Cancelem as rendas! Contra a lógica da dívida
Os fundos imobiliários e os grandes senhorios, que já tanto dinheiro fizeram com a especulação imobiliária pré-covid, não deviam poder lucrar nem um cêntimo durante a atual fase de pandemia nem com a crise social e económica que aí vem.
Em tempos de pandemia, alguns setores produtivos foram obrigados a parar e outros foram obrigados a produzir mais do que nunca para conter o vírus. Já o setor rentista, que nada produz e em nada contribui para o bem-estar da sociedade, quer continuar a lucrar no presente e no futuro, alheio à crise sanitária que vivemos e à crise social e económica que se avizinha.
Segundo a recente proposta do Governo, quem ficou sem trabalho ou viu os seus rendimentos baixar drasticamente devido à pandemia poderá não pagar a totalidade da renda da sua casa, mas terá de se endividar para restituir o que não pagou ao senhorio durante o estado de emergência. Ou seja, quem não conseguir pagar a renda agora terá de pagar o valor em falta depois de a pandemia passar, mesmo que continue em situação de desemprego ou de carência económica. Se para a maioria da população já era difícil pagar as rendas altamente inflacionadas pela especulação imobiliária antes do surto da covid, será certamente ainda mais difícil pagá-las no futuro com o acrescento da dívida ao senhorio. Parece, por isso, óbvio que esta é uma solução insustentável.
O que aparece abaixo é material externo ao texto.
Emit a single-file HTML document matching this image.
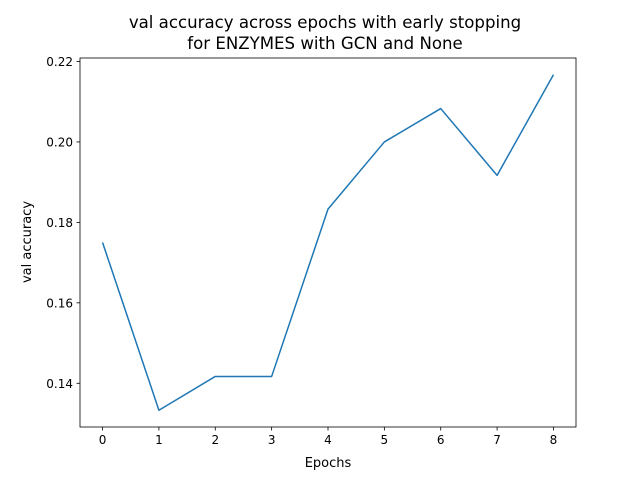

Para além disso, é importante notar que será o Estado a emprestar o dinheiro aos arrendatários para que os senhorios continuem a receber as suas rendas. Numa fase em que milhares de pessoas foram despedidas e outros milhares trabalham incansavelmente para proteger toda a gente, parece absurdo que os senhorios, que enquanto tal pouco fazem para melhorar a vida coletiva, não possam perder um cêntimo de renda. A lógica devia ser a inversa. Os fundos imobiliários e os grandes senhorios, que já tanto dinheiro fizeram com a especulação imobiliária pré-covid, não deviam poder lucrar nem um cêntimo durante a atual fase de pandemia nem com a crise social e económica que aí vem.
O problema que resta (e o argumento mais usado para não defender o cancelamento das rendas durante o estado de emergência) parece ser o dos pequenos senhorios que só vivem de rendas e não têm poupanças para sobreviver de outra forma. Embora seja estranho alguém viver só de rendas, é claro que também estes senhorios devem poder subsistir durante a crise. Para estes casos concretos, podem ser desenhadas outras soluções, como, por exemplo, as que estão a ser pensadas para tantos trabalhadores a recibos verdes que ficaram sem rendimentos. Assim seria possível quebrar a lógica rentista, que de nada serve na proteção à pandemia e ao bem-estar social da população, e seria mais fácil toda a gente sobreviver em condições dignas.
Empurrar para depois do estado de emergência todo o dano social e económico causado pela pandemia é uma má opção. As rendas podem ser suspensas sem dívida e os senhorios vulneráveis podem ser ajudados pelo Estado. O mais importante é que ninguém passe fome por ter uma renda para pagar, ou corra o risco de perder a casa durante ou depois da crise. Em solidariedade: cancelem as rendas!